3. Are Instagram Reels still effective?
Yes, Reels remain the most effective content format on Instagram in 2026. The data is clear on this. Completion rates for Reels under 30 seconds exceed 72%, and brands using a Reels-first content strategy report 41% higher follower growth compared to those relying primarily on static posts.
What has changed is the bar for performance. Content volume on Instagram has spiked significantly, so the Reels that earn strong engagement are the ones built with a clear hook in the first second, a focused message, and a reason to watch again or share. Simply posting Reels on a schedule is no longer enough. The format works extremely well when used intentionally, with trending audio, relevant topics, and content designed to trigger a genuine reaction.

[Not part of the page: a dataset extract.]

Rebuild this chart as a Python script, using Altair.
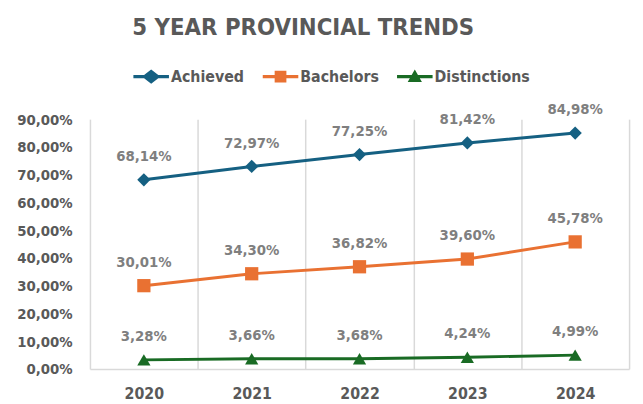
import altair as alt
import pandas as pd

years = ["2020", "2021", "2022", "2023", "2024"]
series = ["Achieved", "Bachelors", "Distinctions"]
achieved = [0.6814, 0.7297, 0.7725, 0.8142, 0.8498]
bachelors = [0.3001, 0.3430, 0.3682, 0.3960, 0.4578]
distinctions = [0.0328, 0.0366, 0.0368, 0.0424, 0.0499]
y_ticks = [0.0, 0.1, 0.2, 0.3, 0.4, 0.5, 0.6, 0.7, 0.8, 0.9]

colors = ["#156082", "#E97132", "#196B24"]
shapes = ["diamond", "square", "triangle-up"]
legend_paths = [
    "M-1,-0.09H-0.4L0,-0.4L0.4,-0.09H1V0.09H0.4L0,0.4L-0.4,0.09H-1Z",
    "M-1,-0.09H-0.33V-0.33H0.33V-0.09H1V0.09H0.33V0.33H-0.33V0.09H-1Z",
    "M-1,-0.09H-0.177L0,-0.4L0.177,-0.09H1V0.09H0.28L0.4,0.3H-0.4L-0.28,0.09H-1Z",
]

rows = []
for name, vals in zip(series, [achieved, bachelors, distinctions]):
    for yr, v in zip(years, vals):
        rows.append({"year": yr, "series": name, "value": v})
df = pd.DataFrame(rows)

FONT = "Liberation Sans Narrow, DejaVu Sans Condensed, sans-serif"
GREY = "#595959"

x_enc = alt.X(
    "year:N",
    scale=alt.Scale(type="band", paddingInner=0, paddingOuter=0),
    axis=alt.Axis(
        title=None, labelAngle=0, ticks=False, grid=True, tickBand="extent",
        gridColor="#D9D9D9", gridWidth=1.5, domainColor="#D9D9D9", domainWidth=1.5,
        labelFont=FONT, labelFontSize=16, labelFontWeight="bold", labelColor=GREY,
        labelPadding=17,
    ),
)
y_enc = alt.Y(
    "value:Q",
    scale=alt.Scale(domain=[0, 0.9], nice=False),
    axis=alt.Axis(
        title=None, grid=False, domain=False, ticks=False, values=y_ticks,
        labelExpr="replace(format(datum.value, '.2%'), '.', ',')",
        labelFont=FONT, labelFontSize=15, labelFontWeight="bold", labelColor=GREY,
        labelPadding=18,
    ),
)

base = alt.Chart(df).encode(
    x=x_enc, y=y_enc,
    color=alt.Color("series:N", scale=alt.Scale(domain=series, range=colors), legend=None),
)

lines = base.mark_line(strokeWidth=3)
points = base.mark_point(filled=True, opacity=1, size=180).encode(
    shape=alt.Shape("series:N", scale=alt.Scale(domain=series, range=shapes), legend=None)
)
labels = base.mark_text(dy=-24, fontSize=15, fontWeight="bold", font=FONT).encode(
    text="label:N", color=alt.value("#7F7F7F")
).transform_calculate(label="replace(format(datum.value, '.2%'), '.', ',')")

legend_layer = alt.Chart(df).transform_filter("false").mark_point(
    filled=True, opacity=1, size=1296
).encode(
    color=alt.Color("series:N", scale=alt.Scale(domain=series, range=colors),
                    legend=alt.Legend(title=None)),
    shape=alt.Shape("series:N", scale=alt.Scale(domain=series, range=legend_paths),
                    legend=alt.Legend(title=None)),
)

chart = alt.layer(lines, points, labels, legend_layer).resolve_scale(
    shape="independent", color="independent"
).properties(
    width=546, height=253,
    autosize=alt.AutoSizeParams(type="none"),
    padding={"left": 83, "top": 110, "right": 6, "bottom": 40},
    title=alt.TitleParams(
        "5 YEAR PROVINCIAL TRENDS", anchor="middle", frame="group", dx=-57,
        font=FONT, fontSize=24, fontWeight="bold", color=GREY, offset=19,
    ),
).configure_view(stroke=None).configure_legend(
    orient="none", legendX=44, legendY=-61, direction="horizontal",
    symbolSize=1296, symbolStrokeWidth=0, columnPadding=18, labelOffset=2,
    labelFont=FONT, labelFontSize=16, labelFontWeight="bold", labelColor=GREY,
)

chart.save("out.html", embed_options={"renderer": "svg", "actions": False})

Reels are also the primary discovery format on the platform. When someone lands on your account for the first time through the algorithm, it is almost always through a Reel. That makes them not just an engagement tool but a first-impression tool as well.
4. What content performs best on Instagram?
In 2026, the content formats and styles earning the strongest engagement share a few characteristics:
Reels under 30 seconds with a strong opening hook perform best for reach and new audience discovery. Short, direct, and visually engaging wins consistently.
Carousels and multi-slide posts are among the top-performing formats for saves and extended engagement. They keep users swiping, which signals quality content to the algorithm, and they are easy to bookmark for later reference.
Authentic, less polished content is outperforming highly produced brand content. Research indicates that raw or creator-style content generates 1.8 to 2.0 times more comments than high-production content. Audiences trust what feels real.
Educational and genuinely useful posts earn significantly more saves than inspirational or promotional content. If someone learns something, solves a problem, or gets an answer from your post, they save it. Saved content gets distributed better.
User-generated content and creator collaborations consistently deliver higher trust signals and engagement rates than content produced entirely in-house.
In short, the content that performs best is content that earns a reaction: a share to a friend, a save for later, or a comment that says “this is exactly what I needed.”
5. How often should brands post on Instagram?
There is no universal number, and chasing a posting quota often works against brands. The more important principle in 2026 is quality over volume.
Instagram’s algorithm now rewards content based on how it performs, not how often it is posted. One piece of content that earns strong saves and shares will get more reach than five posts that get ignored. Flooding your feed with content that does not perform can actually signal to the algorithm that your account produces low-engagement content, which can hurt distribution over time.
That said, here are some practical benchmarks that work for most brands:
Feed posts and Reels: 3 to 5 times per week is a healthy baseline for most brands. This is enough to stay present without sacrificing content quality.
Stories: Daily or near-daily if possible. Stories are a lower-stakes format that keeps your account active in followers’ feeds and builds the habit of checking in with your brand.
Carousels: Once or twice a week, when you have genuinely useful or in-depth content to share. These tend to have strong shelf life.
The right frequency ultimately depends on your team’s capacity, your content quality, and what your specific audience responds to. Tracking your own analytics to find when your audience is most active and what frequency maintains strong engagement is far more valuable than following a generic posting schedule.